Unless otherwise directed by the Board of Directors, the President or any
officer of the Corporation authorized by the President shall have power to vote
and otherwise act on behalf of the Corporation, in person or by proxy, at any
meeting of stockholders of or with respect to any action of stockholders of any
other corporation in which this Corporation may hold securities and otherwise to
exercise any and all rights and powers which this Corporation may possess by
reason of its ownership of securities in such other Corporation.


                                  ARTICLE VII

                                CORPORATE BOOKS

     SECTION 1.  PLACE OF KEEPING.  Except as otherwise provided by the laws of
the State of Delaware, by the Certificate of Incorporation of the Corporation or
by these Bylaws, the books and records of the Corporation may be kept at such
place or places, as the Board of Directors may from time to time by resolution
determine.

                                       9
<PAGE>
 
     SECTION 2.  STOCK REGISTER OR TRANSFER BOOK.  The original or duplicate
stock register or transfer book shall contain a complete and accurate
shareholders list, alphabetically arranged, giving the names and addresses of
all shareholders, the number and classes of shares held by each, and shall be
kept at the principal office of the Corporation.


                                  ARTICLE VIII

                                   AMENDMENTS

     SECTION 1.  AMENDMENTS.  These Bylaws, including this Article VIII, may be
adopted, amended or repealed at any meeting of the shareholders only upon (i)
recommendation by the Board of Directors; (ii) the affirmative vote of the
Independent Director(s); and (iii) upon the vote of holders of not less than a
majority of the outstanding shares of common stock of the Corporation.
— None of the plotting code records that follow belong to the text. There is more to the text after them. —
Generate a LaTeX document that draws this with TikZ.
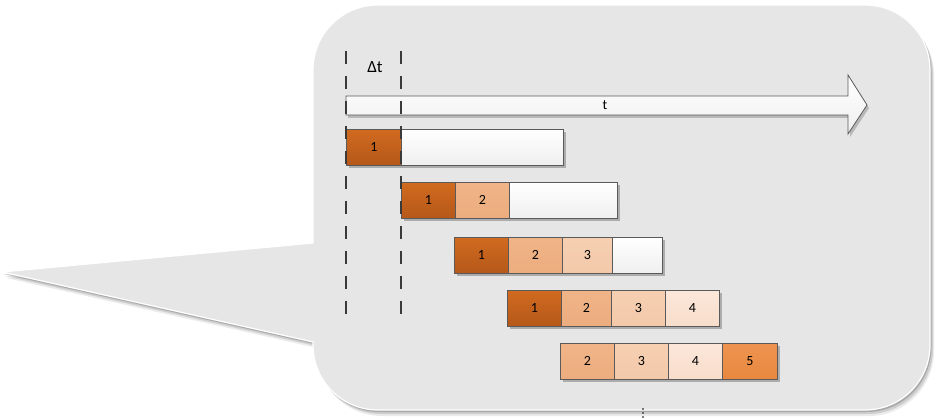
\documentclass[tikz,border=0pt]{standalone}
\usepackage{fontspec}
\setmainfont{Carlito}
\usetikzlibrary{shadows}
\definecolor{bg}{HTML}{E6E6E6}
\definecolor{edge}{HTML}{5A5A5A}
\definecolor{dash}{HTML}{3A3A3A}
\definecolor{cAa}{HTML}{D06A1F}\definecolor{cAb}{HTML}{B5581A}
\definecolor{cBa}{HTML}{F0B488}\definecolor{cBb}{HTML}{ECAD7E}
\definecolor{cCa}{HTML}{F6CFB2}\definecolor{cCb}{HTML}{F3C9A9}
\definecolor{cDa}{HTML}{FBE7DA}\definecolor{cDb}{HTML}{F8DDCA}
\definecolor{cEa}{HTML}{EE9450}\definecolor{cEb}{HTML}{E8883E}
\definecolor{cWa}{HTML}{FFFFFF}\definecolor{cWb}{HTML}{EFEFEF}
\newcommand\calloutshape[1]{\path[#1] (2,272) -- (313,243) -- (313,70)
  .. controls (313,34) and (342,5) .. (378,5) -- (865,5)
  .. controls (901,5) and (930,34) .. (930,70) -- (930,345)
  .. controls (930,381) and (901,410) .. (865,410) -- (378,410)
  .. controls (342,410) and (313,381) .. (313,345) -- (313,342) -- cycle;}
\begin{document}
\begin{tikzpicture}[x=1pt,y=-1pt,
  cell/.style={draw=edge, line width=0.8pt, minimum height=36pt, inner sep=0pt,
    anchor=north west, font=\fontsize{14}{14}\selectfont,
    drop shadow={shadow xshift=2.5pt, shadow yshift=-3pt, opacity=0.25, fill=black}},
  cA/.style={cell, top color=cAa, bottom color=cAb},
  cB/.style={cell, top color=cBa, bottom color=cBb},
  cC/.style={cell, top color=cCa, bottom color=cCb},
  cD/.style={cell, top color=cDa, bottom color=cDb},
  cE/.style={cell, top color=cEa, bottom color=cEb},
  cW/.style={cell, top color=cWa, bottom color=cWb},
  guide/.style={draw=dash, line width=1.5pt, dash pattern=on 13pt off 12pt},
  lbl/.style={inner sep=0pt}]
\useasboundingbox (0,0) rectangle (936,419);
% callout
\calloutshape{fill=black, opacity=0.08, shift={(4,6)}}
\calloutshape{fill=black, opacity=0.12, shift={(3,4)}}
\calloutshape{fill=black, opacity=0.18, shift={(1.5,2)}}
\calloutshape{fill=bg, draw=white, line width=1.2pt}
% time arrow
\path[fill=black, opacity=0.2, shift={(2,3)}] (346,96) -- (848,96) -- (848,75) -- (867,105) -- (848,134) -- (848,115) -- (346,115) -- cycle;
\path[draw=edge, line width=0.8pt, top color=white, bottom color=cWb] (346,96) -- (848,96) -- (848,75) -- (867,105) -- (848,134) -- (848,115) -- (346,115) -- cycle;
\node[lbl, font=\fontsize{14}{14}\selectfont] (tl) at (605,105) {t};
% row 1
\node[cA, minimum width=55pt] (r1a) at (346,129) {1};
\node[cW, minimum width=162pt] (r1w) at (401,129) {};
% row 2
\node[cA, minimum width=54pt] (r2a) at (401,182) {1};
\node[cB, minimum width=54pt] (r2b) at (455,182) {2};
\node[cW, minimum width=108pt] (r2w) at (509,182) {};
% row 3
\node[cA, minimum width=54pt] (r3a) at (454,237) {1};
\node[cB, minimum width=54pt] (r3b) at (508,237) {2};
\node[cC, minimum width=50pt] (r3c) at (562,237) {3};
\node[cW, minimum width=50pt] (r3w) at (612,237) {};
% row 4
\node[cA, minimum width=54pt] (r4a) at (507,290) {1};
\node[cB, minimum width=50pt] (r4b) at (561,290) {2};
\node[cC, minimum width=54pt] (r4c) at (611,290) {3};
\node[cD, minimum width=54pt] (r4d) at (665,290) {4};
% row 5
\node[cB, minimum width=54pt] (r5b) at (560,343) {2};
\node[cC, minimum width=54pt] (r5c) at (614,343) {3};
\node[cD, minimum width=54pt] (r5d) at (668,343) {4};
\node[cE, minimum width=55pt] (r5e) at (722,343) {5};
% guides
\coordinate (g1t) at (346,51); \coordinate (g1b) at (346,325);
\coordinate (g2t) at (401,51); \coordinate (g2b) at (401,325);
\draw[guide] (g1t) -- (g1b);
\draw[guide] (g2t) -- (g2b);
\node[lbl, font=\fontsize{17}{17}\selectfont] (dt) at (375,67) {Δt};
% dots
\foreach \yy in {409,413,417} \fill[black] (643,\yy) circle (0.9pt);
\end{tikzpicture}
\end{document}
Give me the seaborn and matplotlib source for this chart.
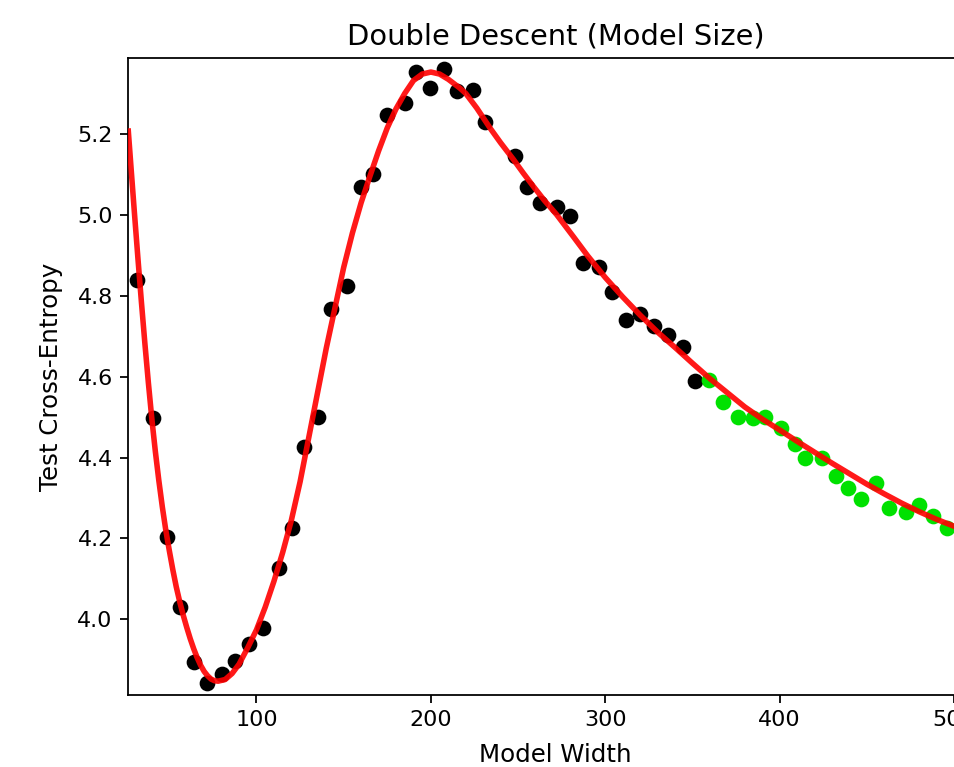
import matplotlib
matplotlib.use("Agg")
import matplotlib.pyplot as plt
import seaborn as sns
import pandas as pd

# Training-range measurements (black)
train_width = [31.5, 40.4, 48.6, 56.2, 64.4, 71.5, 80.1, 87.4, 95.6, 104.0,
               112.8, 120.5, 127.4, 135.3, 142.5, 151.8, 159.7, 166.7, 174.8, 184.9,
               191.2, 199.5, 207.6, 215.0, 224.2, 231.1, 248.3, 255.2, 262.6, 272.4,
               279.8, 287.1, 296.4, 303.9, 311.9, 320.0, 328.2, 336.2, 344.8, 351.5]
train_loss = [4.839, 4.497, 4.204, 4.030, 3.895, 3.842, 3.865, 3.898, 3.940, 3.978,
              4.127, 4.225, 4.426, 4.501, 4.766, 4.824, 5.068, 5.101, 5.248, 5.276,
              5.353, 5.314, 5.360, 5.306, 5.308, 5.230, 5.146, 5.068, 5.030, 5.020,
              4.996, 4.882, 4.870, 4.808, 4.740, 4.755, 4.725, 4.702, 4.673, 4.588]

# Larger-width measurements (green)
large_width = [359.5, 367.5, 376.3, 384.7, 391.6, 400.8, 408.8, 414.8, 424.3, 432.3,
               438.9, 446.7, 455.3, 462.9, 472.5, 480.1, 488.0, 495.8]
large_loss = [4.592, 4.536, 4.501, 4.497, 4.499, 4.472, 4.433, 4.399, 4.400, 4.354,
              4.325, 4.297, 4.337, 4.276, 4.266, 4.283, 4.255, 4.225]

# Trend curve (red)
trend_width = [26.5, 28, 30, 32, 34, 36, 38, 40, 42, 44, 46, 48, 50, 52, 54, 56, 58,
               60, 62, 64, 66, 68, 70, 72, 74, 76, 78, 82, 86, 90, 95, 100, 105,
               110, 115, 120, 125, 130, 135, 140, 145, 150, 155, 160, 165, 170, 175,
               180, 185, 190, 195, 200, 205, 210, 216.7, 220, 226.3, 234, 240, 247.3,
               253, 258.8, 265, 272.2, 281.7, 290, 300, 310, 320, 330, 340, 350, 360,
               370, 380, 390, 400, 410, 420, 430, 440, 450, 460, 470, 480, 490, 500, 517]
trend_loss = [5.207, 5.12, 5.005, 4.893, 4.785, 4.682, 4.585, 4.495, 4.415, 4.343,
              4.278, 4.22, 4.17, 4.123, 4.08, 4.043, 4.01, 3.98, 3.952, 3.927, 3.905,
              3.886, 3.871, 3.86, 3.852, 3.848, 3.847, 3.851, 3.866, 3.889, 3.93,
              3.974, 4.03, 4.094, 4.165, 4.245, 4.34, 4.45, 4.56, 4.67, 4.77, 4.87,
              4.955, 5.03, 5.095, 5.158, 5.215, 5.262, 5.30, 5.332, 5.348, 5.353,
              5.348, 5.335, 5.313, 5.30, 5.264, 5.214, 5.178, 5.137, 5.103, 5.070,
              5.036, 5.000, 4.946, 4.898, 4.845, 4.797, 4.752, 4.71, 4.672, 4.633,
              4.595, 4.56, 4.525, 4.495, 4.468, 4.44, 4.413, 4.386, 4.360, 4.334,
              4.310, 4.287, 4.266, 4.247, 4.230, 4.203]

train_df = pd.DataFrame({"width": train_width, "loss": train_loss})
large_df = pd.DataFrame({"width": large_width, "loss": large_loss})
trend_df = pd.DataFrame({"width": trend_width, "loss": trend_loss})

DPI = 160
fig = plt.figure(figsize=(954 / DPI, 767 / DPI), dpi=DPI)
ax = fig.add_axes([0.1345, 0.0945, 0.8952, 0.8295])

sns.scatterplot(data=train_df, x="width", y="loss", color="black", s=50,
                linewidth=0, ax=ax, zorder=2)
sns.scatterplot(data=large_df, x="width", y="loss", color="#00e100", s=50,
                linewidth=0, ax=ax, zorder=2)
sns.lineplot(data=trend_df, x="width", y="loss", color="red", alpha=0.9,
             linewidth=2.5, ax=ax, zorder=3)

ax.set_xlim(26.5, 516.2)
ax.set_ylim(3.814, 5.387)
ax.set_xticks([100, 200, 300, 400, 500])
ax.set_yticks([4.0, 4.2, 4.4, 4.6, 4.8, 5.0, 5.2])
ax.set_title("Double Descent (Model Size)", fontsize=13)
ax.set_xlabel("Model Width", fontsize=11, labelpad=6)
ax.set_ylabel("Test Cross-Entropy", fontsize=11, labelpad=6.5)

fig.savefig("out.png", dpi=DPI)
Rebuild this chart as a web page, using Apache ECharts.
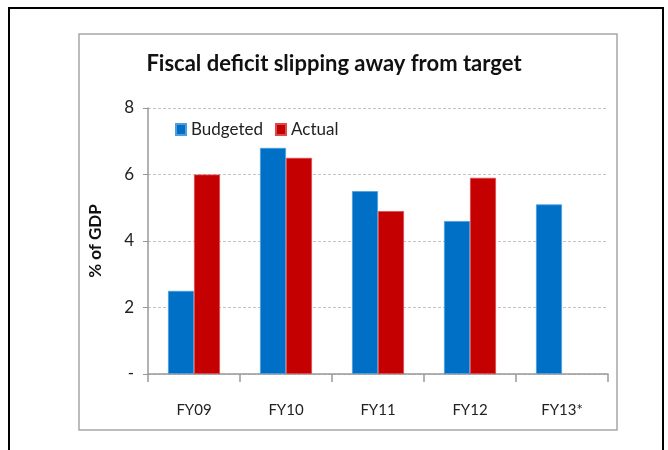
<!DOCTYPE html>
<html>
<head>
<meta charset="utf-8">
<script src="https://cdn.jsdelivr.net/npm/echarts@6/dist/echarts.min.js"></script>
<style>
  html,body{margin:0;padding:0;background:#fff;}
  #chart{width:668px;height:450px;}
</style>
</head>
<body>
<div id="chart"></div>
<script>
  // 年度
  var years = ['FY09', 'FY10', 'FY11', 'FY12', 'FY13*'];
  // 预算赤字 (% of GDP)
  var budgeted = [2.5, 6.8, 5.5, 4.6, 5.1];
  // 实际赤字
  var actual = [6.0, 6.5, 4.9, 5.9, null];
  // y 轴刻度
  var yTicks = [0, 2, 4, 6, 8];

  var font = 'Lato, "Open Sans", sans-serif';

  var option = {
    backgroundColor: '#fff',
    animation: false,
    title: {
      text: 'Fiscal deficit slipping away from target',
      left: 'center',
      top: 48,
      textStyle: { fontFamily: font, fontSize: 22, fontWeight: 'bold', color: '#111' }
    },
    legend: {
      left: 170,
      top: 116,
      icon: 'rect',
      itemWidth: 10,
      itemHeight: 11,
      itemGap: 12,
      textStyle: { fontFamily: font, fontSize: 17, color: '#222' },
      data: ['Budgeted', 'Actual']
    },
    graphic: [
      // 外框
      { type: 'rect', shape: { x: 9, y: 8, width: 654, height: 460 }, style: { fill: 'none', stroke: '#000', lineWidth: 2 }, silent: true },
      // 图表区边框
      { type: 'rect', shape: { x: 79, y: 34, width: 538, height: 396 }, style: { fill: 'none', stroke: '#a6a6a6', lineWidth: 1.5 }, silent: true }
    ],
    grid: { left: 148, right: 60, top: 108, bottom: 76 },
    xAxis: {
      type: 'category',
      data: years,
      axisLine: { lineStyle: { color: '#999', width: 1.5 } },
      axisTick: { show: true, length: 8, lineStyle: { color: '#999', width: 1.5 } },
      axisLabel: { margin: 29, fontFamily: font, fontSize: 15, color: '#222' }
    },
    yAxis: {
      type: 'value',
      min: 0,
      max: 8,
      interval: 2,
      name: '% of GDP',
      nameLocation: 'middle',
      nameRotate: 90,
      nameGap: 44,
      nameTextStyle: { fontFamily: font, fontSize: 17, fontWeight: 'bold', color: '#111' },
      axisLine: { show: true, lineStyle: { color: '#999', width: 1.5 } },
      axisTick: { show: true, length: 5, lineStyle: { color: '#999' } },
      axisLabel: {
        margin: 14,
        fontFamily: font,
        fontSize: 17,
        color: '#222',
        formatter: function (v) { return yTicks.indexOf(v) === 0 ? '-' : String(v); }
      },
      splitLine: { lineStyle: { color: '#c4c4c4', type: [3, 2] } }
    },
    series: [
      {
        name: 'Budgeted',
        type: 'bar',
        barWidth: 26,
        barGap: '0%',
        data: budgeted,
        itemStyle: { color: '#0070c6', borderColor: '#4f9ddc', borderWidth: 0.8 }
      },
      {
        name: 'Actual',
        type: 'bar',
        barWidth: 26,
        data: actual,
        itemStyle: { color: '#c40000', borderColor: '#de4a4a', borderWidth: 0.8 }
      }
    ]
  };

  var myChart = echarts.init(document.getElementById('chart'));
  myChart.setOption(option);
</script>
</body>
</html>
                                   ARTICLE IX

                    CONTRACTS WITH DIRECTORS AND AFFILIATES

     SECTION 1.  If this Corporation enters into contracts or transacts business
with one or more of its Directors, or with any firm of which one or more of its
Directors are members, or with any other Corporation or association of which one
or more of its Directors are shareholders, Directors or officers, such contract
or transaction shall not be invalidated or in any way affected by the fact that
such Director or Directors have or may have interests therein which are or might
be adverse to the interests of this Corporation, provided that such contract or
transaction is entered into in good faith in the usual course of business.
Notwithstanding the foregoing, the Corporation shall not engage in any
transaction with any direct or indirect parent corporation or any affiliate of a
parent corporation except (i) on terms and conditions comparable to transactions
on an arms-length basis with unaffiliated persons and (ii) with the approval of
the Board of Directors including at least one Independent Director.  This
Article IX shall not be amended without the approval of all incumbent
Independent Directors.



                                   ARTICLE X

                                    NOTICES

     SECTION 1.     NOTICES.  Except as otherwise specifically provided herein
or required by law, all notices required to be given to any stockholder,
director, officer, employee or agent shall be in writing and may in every
instance be effectively given by hand delivery to the recipient thereof, by
depositing such notice in the mail, postage paid, by sending such notice by
prepaid telegram or mailgram or by sending such notice by facsimile machine or
other electronic

                                       10
<PAGE>
 
transmission. Any such notice shall be addressed to such stockholder, director,
officer, employee or agent at his or her last known address as the same appears
on the books of the Corporation. The time when such notice is received, if hand
delivered, or dispatched, if delivered through the mail, by telegram or mailgram
or by facsimile machine or other electronic transmission, shall be the time of
the giving of the notice.

     SECTION 2.     WAIVERS.  A written waiver of any notice, signed by a
stockholder, director, officer, employee or agent, whether before or after the
time of the event for which notice is to be given, shall be deemed equivalent to
the notice required to be given to such stockholder, director, officer, employee
or agent.  Neither the business nor the purpose of any meeting need be specified
in such a waiver.


                                   ARTICLE XI

                                 MISCELLANEOUS

     SECTION 1.     FACSIMILE SIGNATURES.  In addition to the provisions for use
of facsimile signatures elsewhere specifically authorized in these By-laws,
facsimile signatures of any officer or officers of the Corporation may be used
whenever and as authorized by the Board of Directors or a committee thereof.

     SECTION 2.     CORPORATE SEAL.  The Board of Directors may provide a
suitable seal, containing the name of the Corporation, which seal shall be in
the charge of the Secretary.  If and when so directed by the Board of Directors
or a committee thereof, duplicates of the seal may be kept and used by the
Treasurer or by an Assistant Secretary or Assistant Treasurer.

     SECTION 3.     RELIANCE UPON BOOKS, REPORTS AND RECORDS.  Each director,
each member of any committee designated by the Board of Directors, and each
officer of the Corporation shall, in the performance of his or her duties, be
fully protected in relying in good faith upon the books of account or other
records of the Corporation and upon such information, opinions, reports or
statements presented to the Corporation by any of its officers or employees, or
committees of the Board of Directors so designated, or by any other person as to
matters which such director or committee member reasonably believes are within
such other person's professional or expert competence and who has been selected
with reasonable care by or on behalf of the Corporation.

     SECTION 4.     FISCAL YEAR.  The fiscal year of the Corporation shall be as
fixed by the Board of Directors.

     SECTION 5.     TIME PERIODS.  In applying any provision of these By-laws
which requires that an act be done or not be done a specified number of days
prior to an event or that an act be done during a period of a specified number
of days prior to an event, calendar days shall be used, the day of the doing of
the act shall be excluded and the day of the event shall be included.